Proteins are biological machines that make life possible. Faulty proteins can lead to diseases and many proteins are targets for drugs. Therefore, it is very important to understand how proteins function. Over the past decades methods have been developed to determine the structure of proteins – an astonishing feat since proteins are typically a billionth of a meter small. However, a structure is frozen in time. Yet to understand protein function, we need to understand how proteins move. Also, we need to know how a protein interact with other molecules.
Solution-state nuclear magnetic resonance (NMR) is a scientific method that is particularly well-suited to determine how molecules move and how they interact. However, NMR has one major disadvantage: It can only be applied to small molecules. One might assume that all proteins are small, but that is not actually the case. Some are 3 nanometer in diameter (quite small) others might be bigger than 15 nanometers (quite big). Unfortunately, many proteins that we are interested in are either big or function together with other proteins so that they form what is called a protein complex.
Here we show how NMR can be applied to very big protein complexes that consist of many non-identical proteins (asymmetric protein complexes). As our “work horse” protein we chose the RNA exosome. The exosome is a molecular machines that degrades RNA, the building plan of proteins, into small pieces. It consists of 10 distinct proteins. That makes it a giant in the world of proteins. The process of RNA degradation by the exosome is vital for all organisms be it humans, mice or yeast. Faulty exosomes can cause severe diseases in humans. So we are looking at an absolutely essential protein complex.
Why then isn’t it possible to look at big protein complexes by NMR? The exosome consists of roughly 55000 atoms and most of them could potentially give rise to an NMR signal – far too many to be manageable. More importantly, the larger a protein, the broader its NMR signals (for quantum mechanical reasons). For large proteins, signals are so broad that they disappear in the noise.

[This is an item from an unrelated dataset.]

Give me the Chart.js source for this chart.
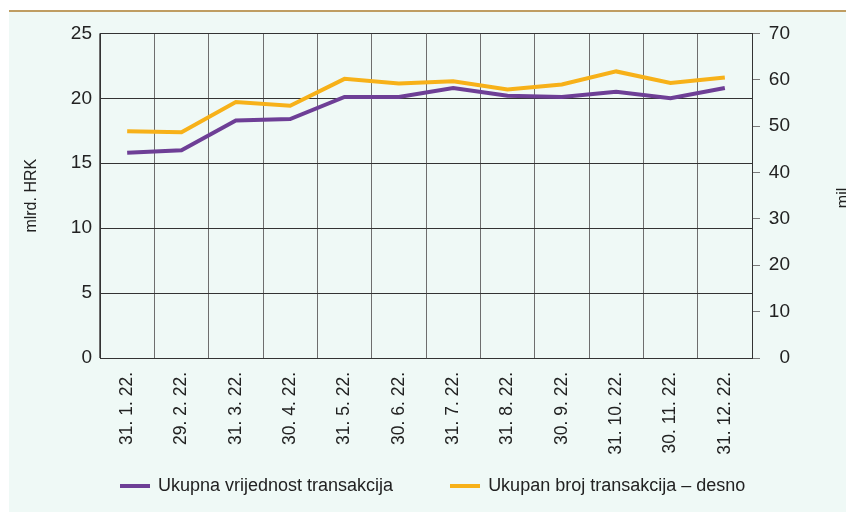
<!DOCTYPE html>
<html>
<head>
<meta charset="utf-8">
<script src="https://cdn.jsdelivr.net/npm/chart.js@4.4.0/dist/chart.umd.min.js"></script>
<style>
  html, body { margin: 0; padding: 0; background: #ffffff; overflow: hidden; }
  #frame {
    position: absolute; left: 9px; top: 10px; width: 837px; height: 502px;
    border-top: 2px solid #bf9d62; background: #eff9f6;
  }
  #chart { display: block; }
  #legend {
    position: absolute; left: 111px; top: 463px;
    display: flex; align-items: center; gap: 57px;
    font: 18px 'Liberation Sans', Arial, sans-serif; color: #222;
  }
  .item { display: flex; align-items: center; }
  .swatch { width: 30px; height: 4px; margin-right: 8px; }
</style>
</head>
<body>
<div id="frame">
  <canvas id="chart" width="837" height="500"></canvas>
  <div id="legend"></div>
</div>
<script>
// Data
const labels = ['31. 1. 22.', '29. 2. 22.', '31. 3. 22.', '30. 4. 22.', '31. 5. 22.', '30. 6. 22.',
  '31. 7. 22.', '31. 8. 22.', '30. 9. 22.', '31. 10. 22.', '30. 11. 22.', '31. 12. 22.'];
const totalValue = [15.8, 16.0, 18.3, 18.4, 20.1, 20.1, 20.8, 20.2, 20.1, 20.5, 20.0, 20.8];
const totalCount = [48.9, 48.7, 55.2, 54.4, 60.2, 59.2, 59.7, 57.9, 59.0, 61.8, 59.3, 60.5];
const seriesNames = ['Ukupna vrijednost transakcija', 'Ukupan broj transakcija – desno'];
const leftTitle = 'mlrd. HRK';
const rightTitle = 'mil.';

const FONT = "'Liberation Sans', Arial, sans-serif";
const PURPLE = '#6e3f96';
const ORANGE = '#f7b119';

// Right axis title reads bottom to top and is cut by the page edge
const rightTitlePlugin = {
  id: 'rightTitle',
  afterDraw(chart) {
    const ctx = chart.ctx;
    const area = chart.chartArea;
    ctx.save();
    ctx.translate(839, (area.top + area.bottom) / 2);
    ctx.rotate(-Math.PI / 2);
    ctx.font = '16px ' + FONT;
    ctx.fillStyle = '#222';
    ctx.textAlign = 'center';
    ctx.textBaseline = 'alphabetic';
    ctx.fillText(rightTitle, 0, 0);
    ctx.restore();
  }
};

const chart = new Chart(document.getElementById('chart'), {
  type: 'line',
  data: {
    labels: labels,
    datasets: [
      {
        label: seriesNames[0],
        data: totalValue,
        yAxisID: 'y',
        borderColor: PURPLE,
        backgroundColor: PURPLE,
        borderWidth: 4,
        pointRadius: 0,
        tension: 0
      },
      {
        label: seriesNames[1],
        data: totalCount,
        yAxisID: 'y1',
        borderColor: ORANGE,
        backgroundColor: ORANGE,
        borderWidth: 4,
        pointRadius: 0,
        tension: 0
      }
    ]
  },
  options: {
    responsive: false,
    animation: false,
    layout: { padding: { left: 13, right: 56, top: 11, bottom: 54 } },
    plugins: {
      tooltip: { enabled: false },
      legend: { display: false }
    },
    scales: {
      x: {
        offset: true,
        afterFit: (scale) => { scale.height = 100; },
        grid: { offset: true, color: '#6e6e6e', drawTicks: false },
        border: { color: '#333' },
        ticks: {
          color: '#222',
          font: { family: FONT, size: 17.5 },
          minRotation: 90,
          maxRotation: 90,
          padding: 14,
          autoSkip: false
        }
      },
      y: {
        position: 'left',
        min: 0,
        max: 25,
        afterFit: (scale) => { scale.width = 78; },
        ticks: { stepSize: 5, color: '#222', font: { family: FONT, size: 19 }, padding: 8 },
        grid: { color: '#333', drawTicks: false },
        border: { color: '#333' },
        title: { display: true, text: leftTitle, color: '#222', font: { family: FONT, size: 16 }, padding: 0 }
      },
      y1: {
        position: 'right',
        min: 0,
        max: 70,
        afterFit: (scale) => { scale.width = 38; },
        ticks: { stepSize: 10, color: '#222', font: { family: FONT, size: 19 }, padding: 10, crossAlign: 'far' },
        grid: { drawOnChartArea: false, drawTicks: true, tickLength: 8, color: '#7a7a7a' },
        border: { color: '#333' }
      }
    }
  },
  plugins: [rightTitlePlugin]
});

// Legend below the chart, built from the datasets
const legendEl = document.getElementById('legend');
chart.data.datasets.forEach(ds => {
  const item = document.createElement('div');
  item.className = 'item';
  item.innerHTML = `<span class="swatch" style="background:${ds.borderColor}"></span><span>${ds.label}</span>`;
  legendEl.appendChild(item);
});
</script>
</body>
</html>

We can counter both of these problems with a trick. Proteins consist of 20 different types of building blocks, called amino acids. Recent developments in bioengineering make it possible to produce proteins in such a way that only 1 or 2 types of these amino acids are visible in an NMR experiment. In addition, we can pick 2 amino acids for which the signal broadening problem is not so severe (again quantum mechanics). The procedure is called methyl-labeling. As a result only very few atom groups (typically 10-30) give rise to signals. This is enough to monitor every part of the exosome. Alternatively, we can also incorporate one single fluorine atom into a protein resulting in an NMR spectrum with one single peak. In addition to methyl- and fluorine-labeling techniques, improvements in the software and hardware of NMR spectrometers make it possible to obtain even sharper signals. When all of these recent developments are combined, we can look at individual atoms of molecular giants, like the exosome, and study their motion, interactions with other atoms and their localization inside the exosome.
We thus demonstrate how it is possible to study dynamics and molecular interactions of big molecular machines, like the RNA exosome, by NMR. The approach provides information that is complementary to structural studies and thus advances our understanding of how big molecular machines function. This in turn is invaluable to understand how a cell sustains what we call life and to understand what happens when the machines malfunction, i.e. to understand disease.